Past Lives Hakkında
Birbirine derinden bağlı iki çocukluk arkadaşı olan Nora ve Hae Sung, Nora'nın ailesi Güney Kore'den göç edince ayrılmak zorunda kalır. Yirmi yıl sonra, kader ve aşk kavramlarıyla ve hayatı oluşturan seçimlerle yüzleşirken, önemli bir hafta boyunca New York'ta yeniden bir araya gelirler.
Filmin konusu, Kore'de yaşayan birbirlerinin çocukluk aşkı olan iki koreli çocuğun birbirinden ayrılması ve ikisinin yıllar sonra birbirini araması, bulması... Kız ailesiyle New York'a taşınıyor. Aralarına ülkeler giriyor, insanlar giriyor, dünya giriyor, zamanlar giriyor. Ve zaman acımasızdır. Telafisi olmayan tek şeydir. Birbirlerine 12 yıl sonra ulaşıyorlar. Görüntülü konuşma vs derken yine bir sevgi kıvılcımı oluşuyor aralarında ama kariyer, mesafeler, içinde bulundukları şartlar derken aralarındaki bu şeye bir ara veriyorlar. Sonra kadın Amerika'lı biriyle tanışıyor. Evleniyor. Adam da Çin'e gidiyor kariyeri için. Orada biriyle tanışıyor. Aradan 12 yıl geçince New York'ta buluşuyorlar. Aralarındaki çekim o kadar muazzam ki filmi izleyenler hisseder bazı anlarda. İlk karşılaşmada örneğin kadının ona doğru yürüyüşü, iki kere sarılmaları... Barda sohbet sahnesi ve en sevdiğim sahne olan uber'i beklerken birbirilerinın yüzlerine bakarkenki o müthiş enerji, çekim...

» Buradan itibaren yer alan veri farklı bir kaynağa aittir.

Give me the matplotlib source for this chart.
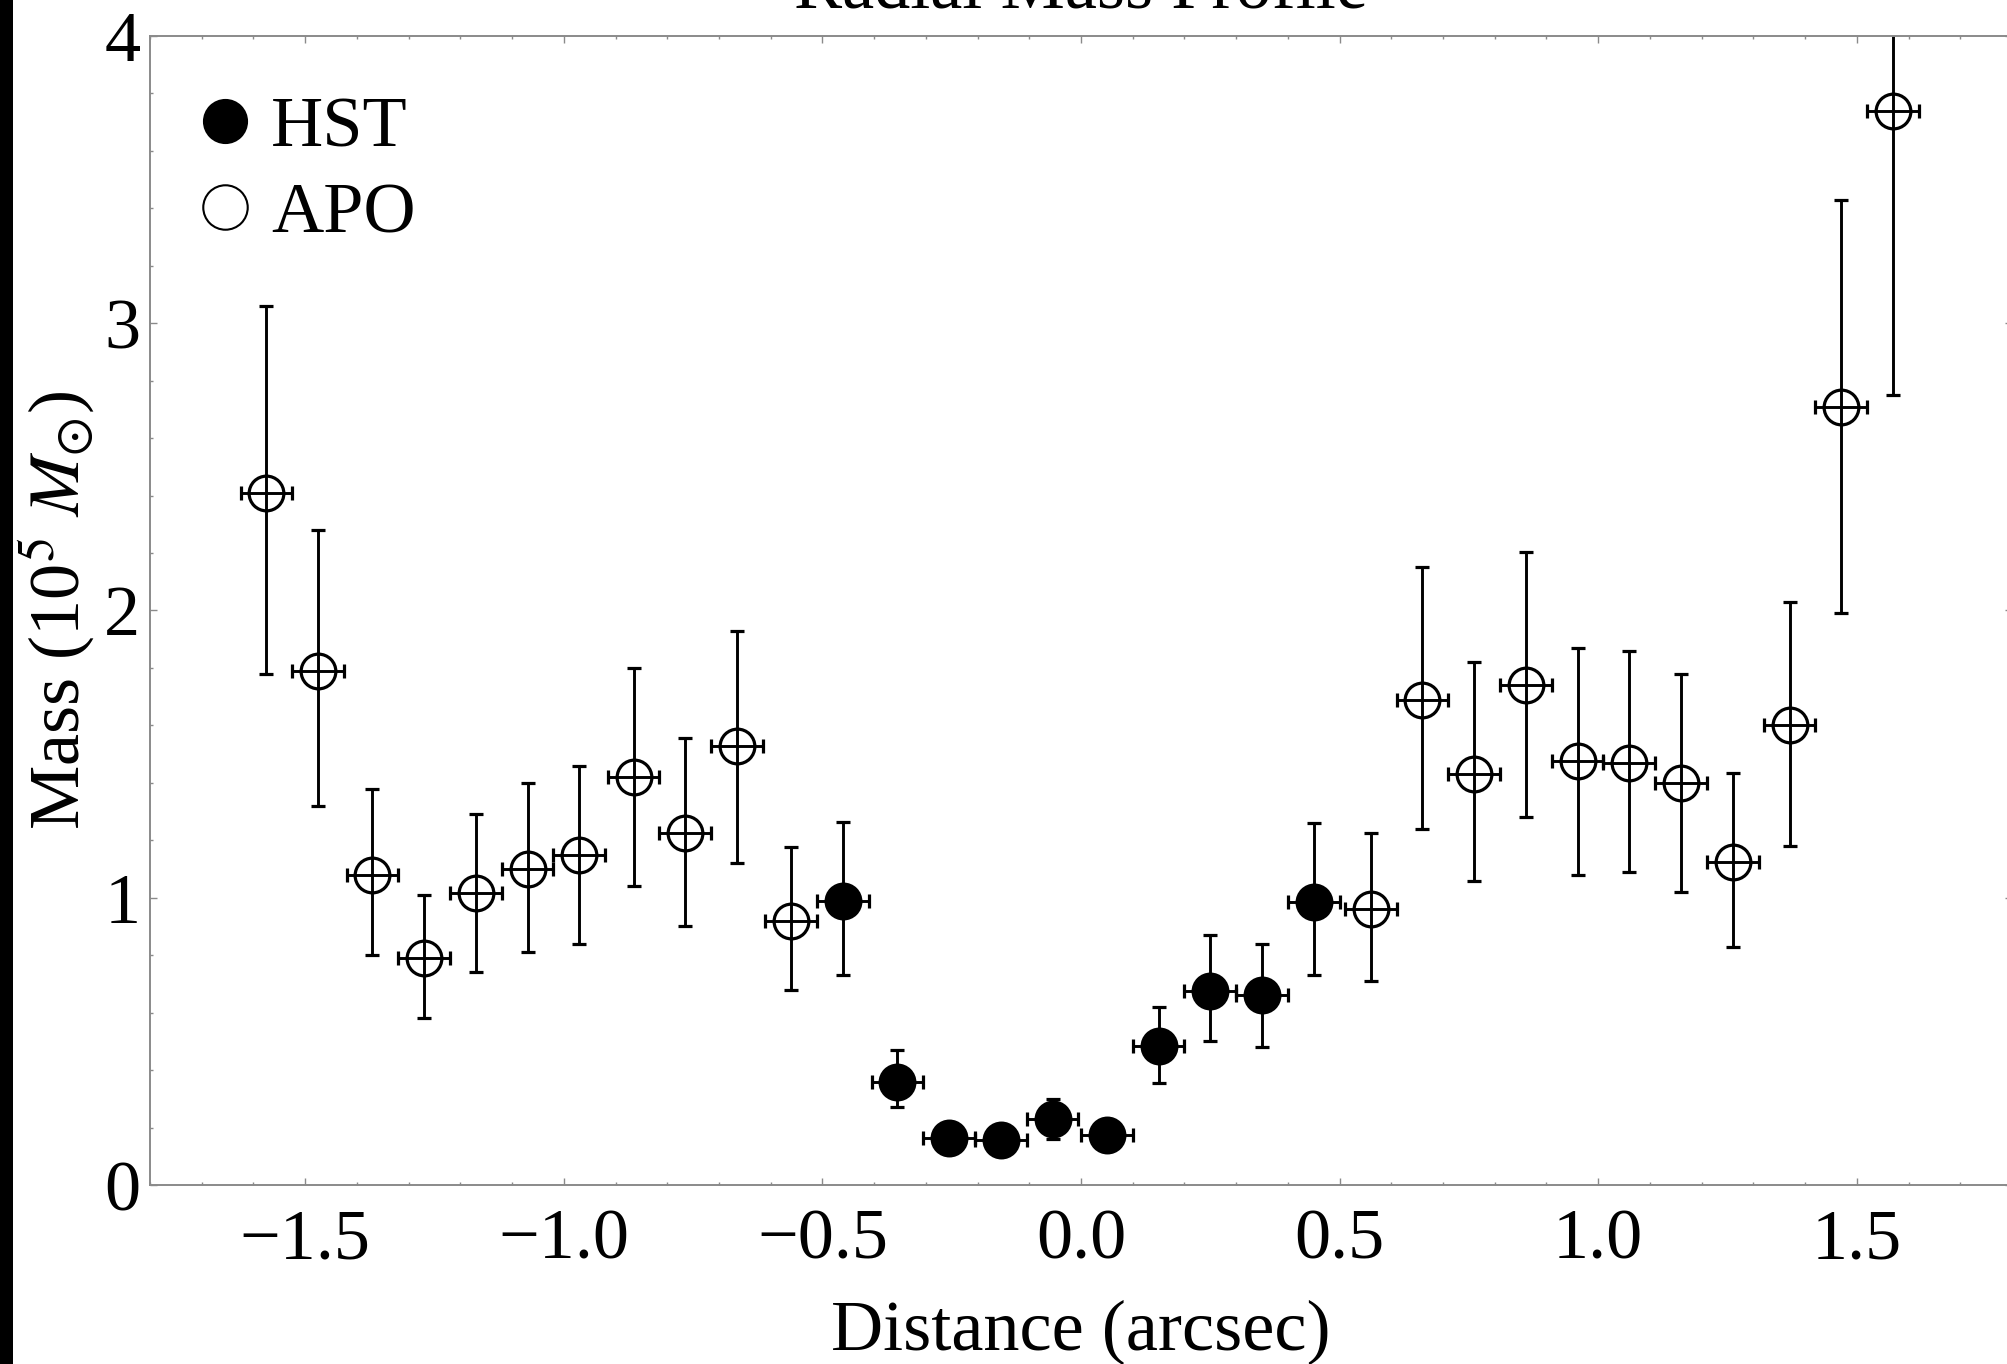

Kadının kocası da bu hikayenin güzelliğinin, aralarındaki çekimin farkında ki kendini bu güzel hikayenin sırıtan bir figüranı gibi hissediyor... Ama kader, zaman, seçimler.... Hayatın kesinlikle seçimlerden ve tercihlerden ibaret olduğunu yüzümüze vuruyor bu film. Ve daha bir sürü, sizi yüksek hislere ve derin düşüncelere sevk eden güzel diyaloglar barındırıyor bu film. İzlemenizi kesinlikle tavsiye ediyorum.
Bu filmi bana en sevdiğim insan önerdi, iyi ki önermiş. Bazı şeylerin değerini daha iyi anlayıp hayat denen yolda seçimlerimize çok dikkat ederek, farkındalıkla yaşamaya devam.